A lot of articles have already been written about HBO's new comedy series Girls, many of which have been right here on The Huffington Post. I've heard the criticism and the praise, and not to sound too craven, but I agree with points from both sides.
Just like Hannah Horvath (played by the show's creator, Lena Dunham) I too am a post-college 24-year-old girl living in a big city (LA) who aspires to have a creative career. I understand how difficult it can be to try and pursue a career in "the arts" while also being able to pay the bills. My parents, very graciously, help me with my tremendous student loan re-payment every month, and if I'm really struggling with money from time to time they're more than willing to throw some extra cash my way. That being said, they haven't entirely supported me financially since I was in college. I have been able to hold several steady jobs since graduating two years ago, which has allowed me to pay for my own rent, bills, and car insurance. I will admit that I am still on the family cell phone plan, but as Hannah points out, "it's cheaper for everyone," right?
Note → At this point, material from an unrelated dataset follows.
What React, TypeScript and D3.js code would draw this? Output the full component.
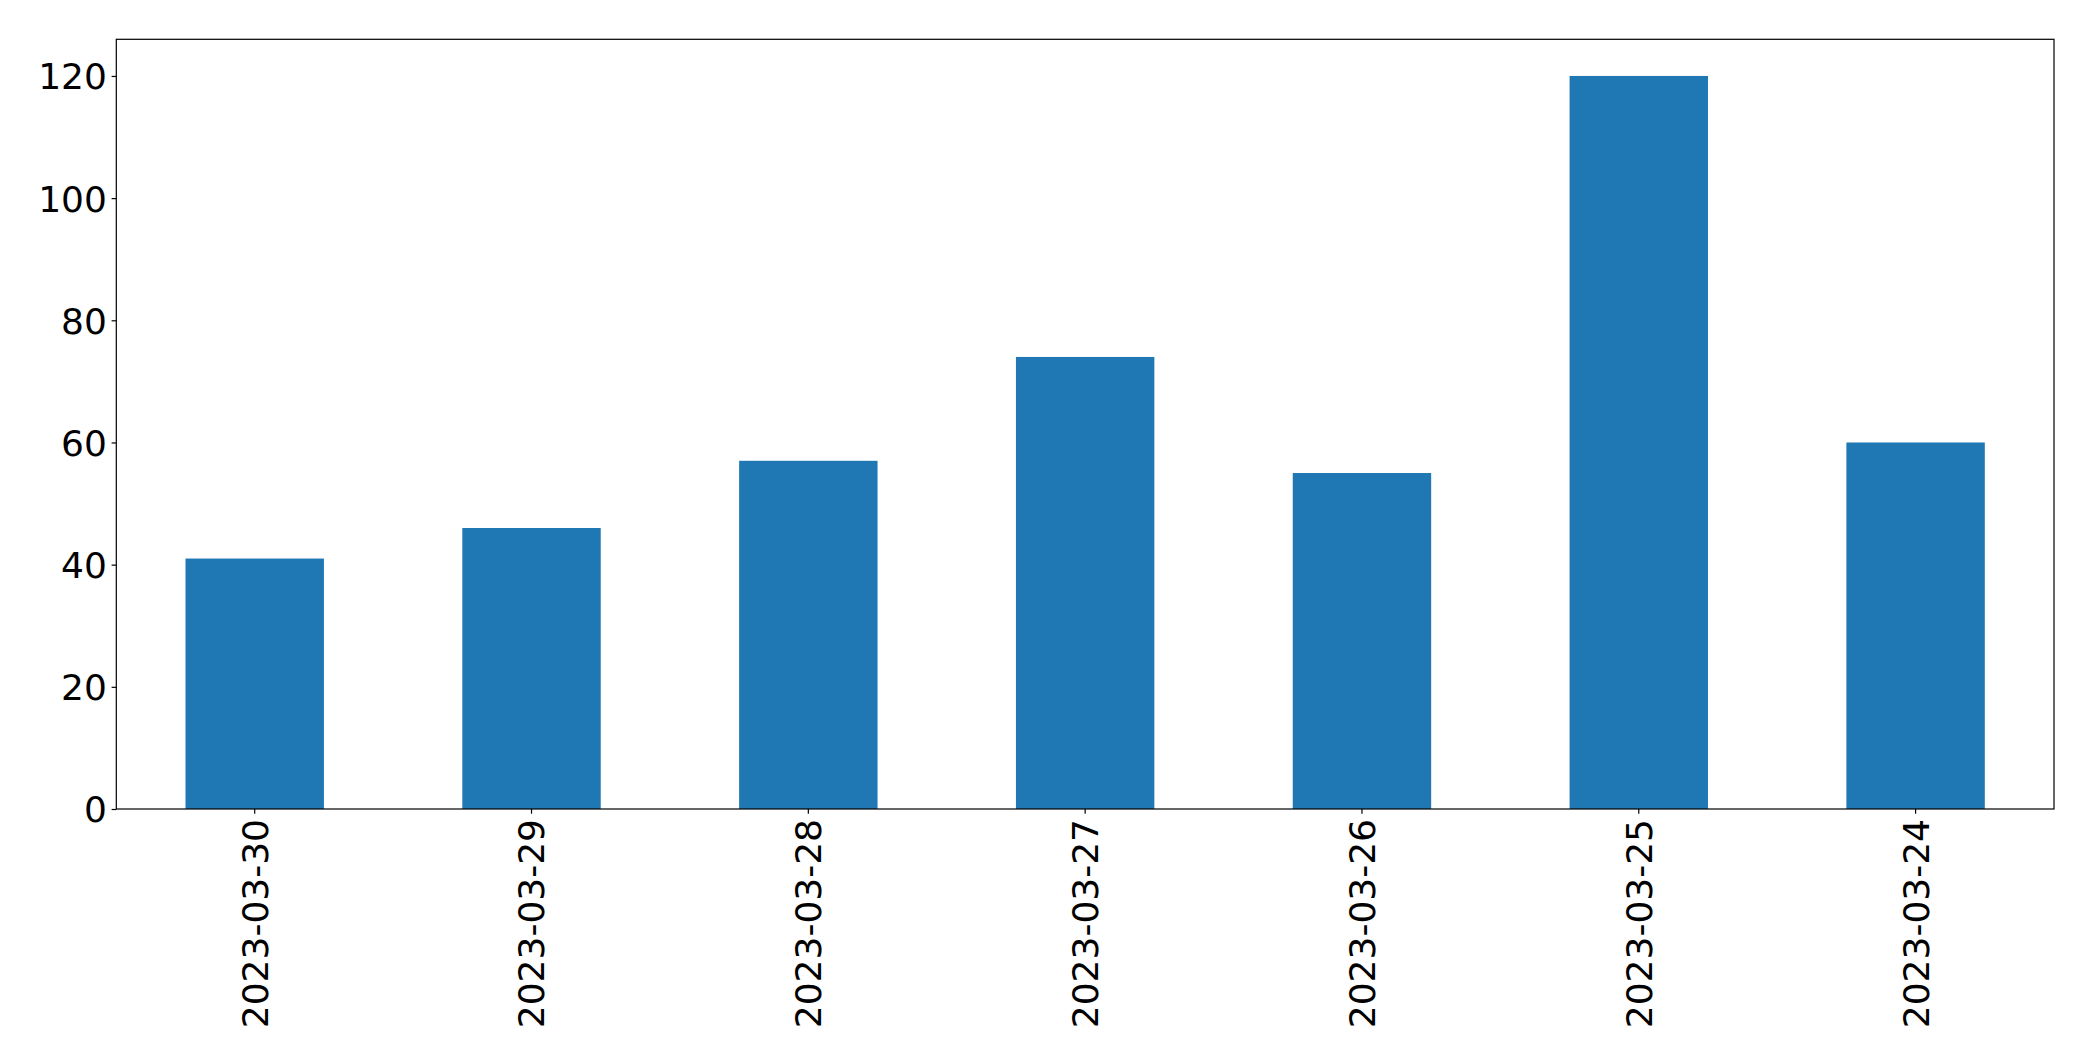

My point is that life is exponentially easier when you don't have to worry about finding a job because you need the money. It appears that Hannah's best friend Marnie (Allison Williams) receives quite a large sum of her income from her parents, and where does Jessa (Jemima Kirke) get enough money to go gallivanting across the world so often? I doubt it comes from baby-sitting. These girls are, without a doubt, spoiled rotten. They seem to have had a very cushy upbringing and very little to worry about financially their entire lives. I'm glad that the series focuses on Hannah getting a reality check by finally being cut off her from her parents. I think it's easier for most young women to relate to that, rather than to living in an expensive New York City apartment and having a comfortable lifestyle that's completely funded by Mom and Dad.
One recent article about Girls by Abra Deering Norton on sheknows.com points out the vast monoculturalism of the show. I feel somewhat naïve for not noticing it before because it is quite apparent. Most episodes could be summed up with a simple hash tag of #whitegirlproblems. Not to say that women of color who are also college grads in their early-to-mid 20s, living in a large city would not experience many of these same issues and challenges, because naturally they would. But you wouldn't know that by watching Girls. It just seems like maybe we should be seeing a broader representation of our sex, because after all the show is titled Girls, not White Girls. Even if we're sticking to the mid-20s, upper-middle-class background, higher education graduate demographic, I'd like to hear from a few African American, Latina, and Asian young women who fit in that category.
Lena Dunham actually responded to the criticism about the show lacking racial diversity in a recent NPR interview, saying,
"I wrote the first season primarily by myself, and I co-wrote a few episodes. But I am a half-Jew, half-WASP, and I wrote two Jews and two WASPs. Something I wanted to avoid was tokenism in casting. ... I really wrote the show from a gut-level place, and each character was a piece of me or based on someone close to me. And only later did I realize that it was four white girls. ... I did write something that was super-specific to my experience, and I always want to avoid rendering an experience I can't speak to accurately."
This makes a lot of sense to me. Dunham created, writes, directs and stars in the show. It is her experiences and her life represented on screen. She doesn't want to misrepresent someone else's experiences, or use token casting as she says, just for the sake of making the show more diverse. But the series is still young and I do think it would be interesting to see some collaborative writing with women of color for a more truthful representation of diversity in the show's future episodes.
These points aside, when it comes down to it, I do personally relate to a lot of aspects on this show. I've discussed it with several of my friends and we all agree that the relationships the girls have with each other, and to some extent with the opposite sex, is very true to our own experiences. I've heard guys who watch the series ask, "Do girls really talk about sex that much?" Yes, yes we do. In fact, it's probably one of the most frequent topics of conversation I have with my girlfriends. But it's not just talking about sex, it's about discussing human relationships, too. It is my experience that when girls talk to each other they are much less inhibited than when guys talk to each other. Girls are able to let down their guard more easily, be honest, and seek advice from one another because it creates a bond between us and helps us realize that we're not alone in what we're going through.
There's a scene where Shoshanna (Zosiah Mamet) reveals to Hannah that she's a virgin, and Hannah in turn reveals that she has recently contracted HPV. Even though both girls are self-conscious about these confessions, once they've shared them they easily give each other advice without judgment and provide reassurance that everything will be okay. Every time I've had a problem, whether it be sexual, emotional, or otherwise, I talk to my closest girlfriends about it with no shame, and it's always guaranteed that I'll feel better afterwards. This is definitely something that Girls got right. In the stress of the post-college life and trying to "figure it all out," the friendships among women make it possible to get through.
Girls may not be realistic on the whole, and I agree lacks in certain areas, but I will keep watching every week, and I know without a doubt that I'll be entertained.